____ Provided entries

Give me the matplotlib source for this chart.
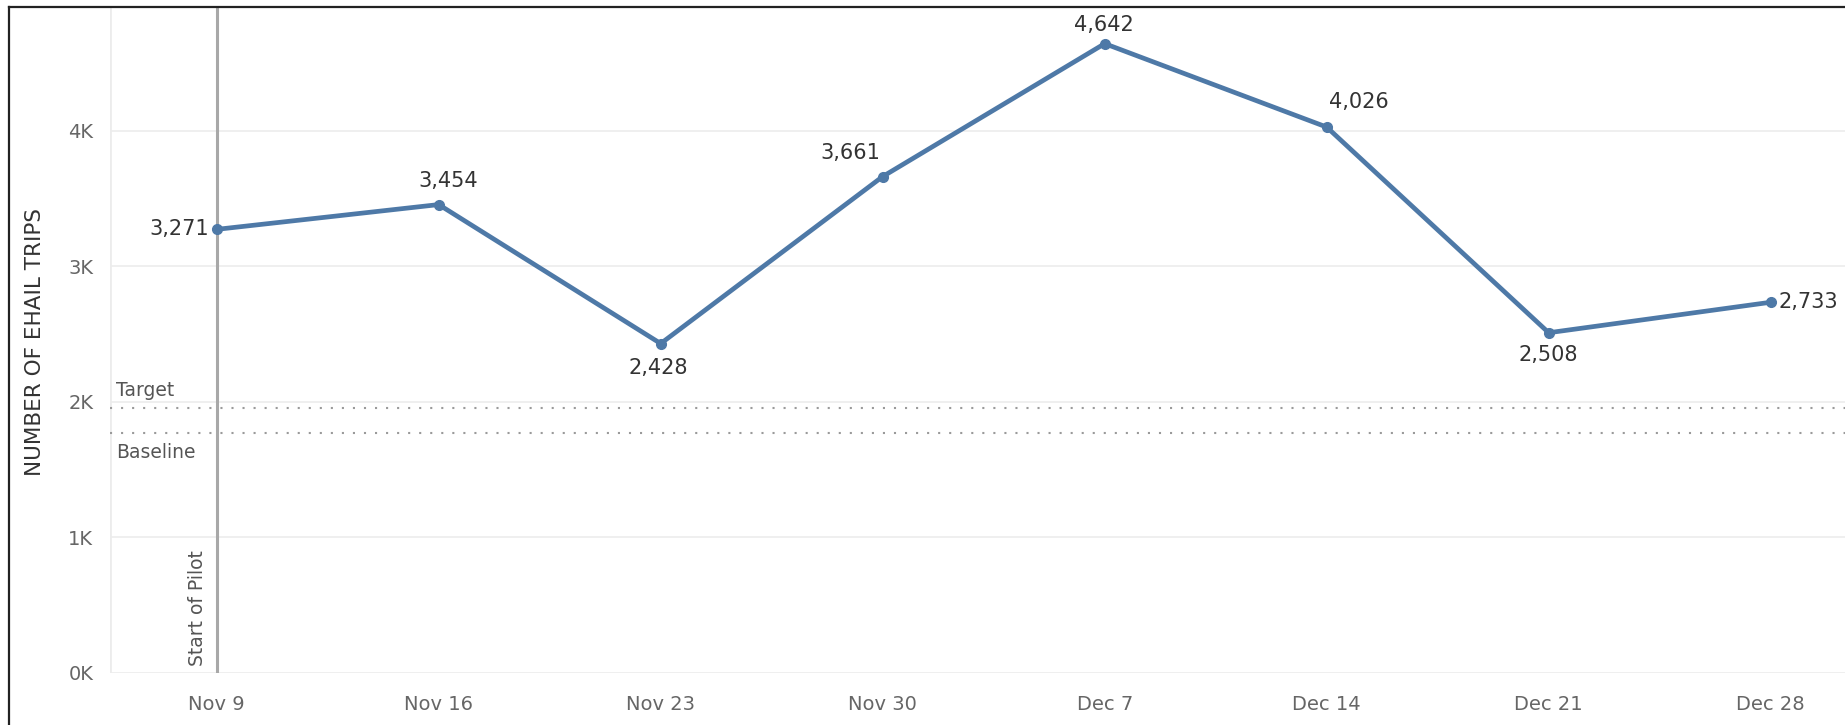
import matplotlib.pyplot as plt
import numpy as np
from matplotlib.lines import Line2D
from matplotlib import font_manager

# ---------------------------- data ----------------------------
weeks = ["Nov 9", "Nov 16", "Nov 23", "Nov 30", "Dec 7", "Dec 14", "Dec 21", "Dec 28"]
trips = [3271, 3454, 2428, 3661, 4642, 4026, 2508, 2733]
target = 1950
baseline = 1770
yticks = [0, 1000, 2000, 3000, 4000]
ytick_labels = ["0K", "1K", "2K", "3K", "4K"]

# label offsets in pixels (dx, dy) and alignment
label_pos = [(-8, 0, "right", "center"), (9, 24, "center", "center"),
             (-2, -24, "center", "center"), (-32, 24, "center", "center"),
             (-1, 19, "center", "center"), (32, 25, "center", "center"),
             (0, -22, "center", "center"), (8, 0, "left", "center")]

# narrow font for the axis title if we have one
names = {f.name for f in font_manager.fontManager.ttflist}
narrow = "DejaVu Sans"
for cand in ["Liberation Sans Narrow", "DejaVu Sans Condensed"]:
    if cand in names:
        narrow = cand
        break

# ---------------------------- plot ----------------------------
W, H = 1845, 725
fig = plt.figure(figsize=(W / 100, H / 100), dpi=100)
ax = fig.add_axes([110 / W, 1 - 672.5 / H, (W - 110) / W, (672.5 - 8) / H])

x = np.arange(len(weeks))
ax.set_xlim(-(216.7 - 110) / 222, (W - 216.7) / 222)
ax.set_ylim(0, 4905)

for yv in yticks:
    ax.axhline(yv, color="#ececec", lw=1.2, zorder=0)
ax.axvline(ax.get_xlim()[0], color="#ececec", lw=2, zorder=0)

blue = "#4e79a7"
ax.plot(x, trips, "-", color=blue, lw=3.4, zorder=3)
ax.plot(x, trips, "o", color=blue, ms=7, zorder=4)

for i, v in enumerate(trips):
    dx, dy, ha, va = label_pos[i]
    ax.annotate(f"{v:,}", (x[i], v), xytext=(dx, dy), textcoords="offset pixels",
                ha=ha, va=va, fontsize=15, color="#333333", zorder=5)

# reference lines
ax.axhline(target, color="#9a9a9a", lw=1.5, ls=(0, (1, 4.3)), zorder=2)
ax.axhline(baseline, color="#9a9a9a", lw=1.5, ls=(0, (1, 4.3)), zorder=2)
ax.annotate("Target", (ax.get_xlim()[0], target), xytext=(6, 8), textcoords="offset pixels",
            ha="left", va="bottom", fontsize=13.5, color="#555555")
ax.annotate("Baseline", (ax.get_xlim()[0], baseline), xytext=(6, -10), textcoords="offset pixels",
            ha="left", va="top", fontsize=13.5, color="#555555")

# start of pilot
ax.axvline(0, color="#a8a8a8", lw=2.2, zorder=2)
ax.annotate("Start of Pilot", (0, 0), xytext=(-10, 7), textcoords="offset pixels",
            ha="right", va="bottom", rotation=90, fontsize=13.5, color="#555555")

ax.set_xticks(x)
ax.set_xticklabels(weeks)
ax.set_yticks(yticks)
ax.set_yticklabels(ytick_labels)
ax.tick_params(axis="both", length=0, labelsize=14, labelcolor="#666666")
ax.tick_params(axis="x", pad=16)
ax.tick_params(axis="y", pad=12)
for s in ax.spines.values():
    s.set_visible(False)

ytitle_size = 18 if narrow != "DejaVu Sans" else 15.5
fig.text(35 / W, 1 - 342 / H, "NUMBER OF EHAIL TRIPS", rotation=90, ha="center", va="center",
         fontsize=ytitle_size, color="#333333", family=narrow)

# screenshot frame (top and left)
fig.add_artist(Line2D([9 / W, 1], [1 - 7 / H, 1 - 7 / H], color="#222222", lw=1.6))
fig.add_artist(Line2D([9 / W, 9 / W], [0, 1 - 7 / H], color="#222222", lw=1.6))

fig.savefig("out.png", dpi=100)
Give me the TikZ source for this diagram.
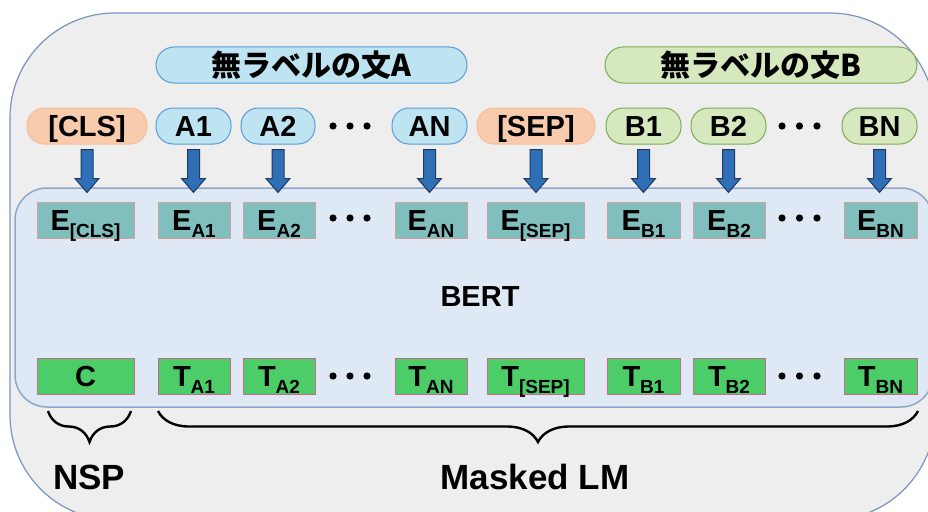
\documentclass[tikz,border=0pt]{standalone}
\usepackage{fontspec}
\setmainfont{Liberation Sans}
\newfontfamily\jpfont{Noto Sans CJK JP}
\usetikzlibrary{calc,decorations.pathreplacing}
\definecolor{outerfill}{HTML}{EEEEEE}
\definecolor{outerdraw}{HTML}{7D92C2}
\definecolor{bertfill}{HTML}{DEE9F5}
\definecolor{bertdraw}{HTML}{8FA6C9}
\definecolor{afill}{HTML}{BFE4F1}
\definecolor{adraw}{HTML}{5B9BD5}
\definecolor{bfill}{HTML}{D6E8BE}
\definecolor{bdraw}{HTML}{7EAA55}
\definecolor{sfill}{HTML}{F8CBAD}
\definecolor{sdraw}{HTML}{F4BE9C}
\definecolor{efill}{HTML}{80BFBE}
\definecolor{edraw}{HTML}{D0A0A0}
\definecolor{tfill}{HTML}{4CCD67}
\definecolor{tdraw}{HTML}{C66A8A}
\definecolor{arrfill}{HTML}{2E6FB5}
\definecolor{arrdraw}{HTML}{1F3864}
\newcommand\sbx[1]{\smash{\raisebox{-7pt}{\fontsize{19}{20}\selectfont #1}}}
\begin{document}
\begin{tikzpicture}[x=1pt,y=-1pt,
  font=\bfseries\fontsize{29}{30}\selectfont,
  tok/.style={rounded corners=17pt, minimum height=36pt, inner sep=0pt, text height=21pt, text depth=0pt, line width=1pt},
  tokA/.style={tok, fill=afill, draw=adraw},
  tokB/.style={tok, fill=bfill, draw=bdraw},
  tokS/.style={tok, fill=sfill, draw=sdraw},
  sent/.style={rounded corners=18pt, minimum height=36pt, inner sep=0pt, line width=1pt, font=\jpfont\bfseries\fontsize{30}{31}\selectfont},
  ebox/.style={minimum height=36pt, inner sep=0pt, text height=21pt, text depth=0pt, fill=efill, draw=edraw, line width=0.8pt},
  tbox/.style={minimum height=36pt, inner sep=0pt, text height=21pt, text depth=0pt, fill=tfill, draw=tdraw, line width=0.8pt},
  blockarrow/.style={fill=arrfill, draw=arrdraw, line width=1pt, line join=miter},
  bracestyle/.style={decorate, decoration={brace, mirror, amplitude=31pt}, line width=2.4pt},
  dotf/.style={fill=black}
]
\useasboundingbox (0,0) rectangle (928,511);
\clip (0,0) rectangle (928,511);
% outer frame
\draw[fill=outerfill, draw=outerdraw, line width=1.2pt, rounded corners=105pt] (10,13) rectangle (935,520);
% BERT box
\draw[fill=bertfill, draw=bertdraw, line width=1.5pt, rounded corners=32pt] (15,188) rectangle (933,407);
\node (bert) at (480,297) {BERT};

% sentence labels
\node[sent, fill=afill, draw=adraw, minimum width=311pt] (sa) at (311.5,65) {無ラベルの文A};
\node[sent, fill=bfill, draw=bdraw, minimum width=312pt] (sb) at (761,65) {無ラベルの文B};

% tokens
\node[tokS, minimum width=120pt] (cls) at (87,126) {[CLS]};
\node[tokA, minimum width=75pt] (a1) at (193.5,126) {A1};
\node[tokA, minimum width=74pt] (a2) at (278,126) {A2};
\node[tokA, minimum width=75pt] (an) at (429.5,126) {AN};
\node[tokS, minimum width=118pt] (sep) at (536,126) {[SEP]};
\node[tokB, minimum width=75pt] (b1) at (643.5,126) {B1};
\node[tokB, minimum width=75pt] (b2) at (728.5,126) {B2};
\node[tokB, minimum width=75pt] (bn) at (879.5,126) {BN};

% embeddings
\node[ebox, minimum width=97pt] (ecls) at (85.5,220) {E\sbx{[CLS]}};
\node[ebox, minimum width=72pt] (ea1) at (194,220) {E\sbx{A1}};
\node[ebox, minimum width=72pt] (ea2) at (279,220) {E\sbx{A2}};
\node[ebox, minimum width=72pt] (ean) at (431,220) {E\sbx{AN}};
\node[ebox, minimum width=97pt] (esep) at (535.5,220) {E\sbx{[SEP]}};
\node[ebox, minimum width=73pt] (eb1) at (643.5,220) {E\sbx{B1}};
\node[ebox, minimum width=72pt] (eb2) at (729,220) {E\sbx{B2}};
\node[ebox, minimum width=73pt] (ebn) at (880.5,220) {E\sbx{BN}};

% outputs
\node[tbox, minimum width=97pt] (tc) at (85.5,376) {C};
\node[tbox, minimum width=72pt] (ta1) at (194,376) {T\sbx{A1}};
\node[tbox, minimum width=72pt] (ta2) at (279,376) {T\sbx{A2}};
\node[tbox, minimum width=72pt] (tan) at (431,376) {T\sbx{AN}};
\node[tbox, minimum width=97pt] (tsep) at (535.5,376) {T\sbx{[SEP]}};
\node[tbox, minimum width=73pt] (tb1) at (643.5,376) {T\sbx{B1}};
\node[tbox, minimum width=72pt] (tb2) at (729,376) {T\sbx{B2}};
\node[tbox, minimum width=73pt] (tbn) at (880.5,376) {T\sbx{BN}};

% dots
\foreach \y in {126,218,376}{
  \foreach \x in {333,350,367,782,799.5,817}{
    \fill[dotf] (\x,\y) circle (3.6pt);
  }
}

% block arrows
\foreach \n in {cls,a1,a2,an,sep,b1,b2,bn}{
  \draw[blockarrow] ($(\n.south)+(-6,5)$) -- ($(\n.south)+(-6,34)$) -- ($(\n.south)+(-12,34)$) -- ($(\n.south)+(0,48)$) -- ($(\n.south)+(12,34)$) -- ($(\n.south)+(6,34)$) -- ($(\n.south)+(6,5)$) -- cycle;
}

% braces
\coordinate (nspL) at (48,411);
\coordinate (nspR) at (131,411);
\coordinate (mlmL) at (158,411);
\coordinate (mlmR) at (918,411);
\draw[bracestyle] (nspL) -- (nspR);
\draw[bracestyle] (mlmL) -- (mlmR);

\node (nsp) at (89,477) {\fontsize{35}{36}\selectfont NSP};
\node (mlm) at (535,477) {\fontsize{35}{36}\selectfont Masked LM};
\end{tikzpicture}
\end{document}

________

**Problem details:** Reproduce, word for word, every line from the start of the records down to and including the line with "from matplotlib import font_manager"; skip the pictures.

**Exercise response:**
Give me the matplotlib source for this chart.
import matplotlib.pyplot as plt
import numpy as np
from matplotlib.lines import Line2D
from matplotlib import font_manager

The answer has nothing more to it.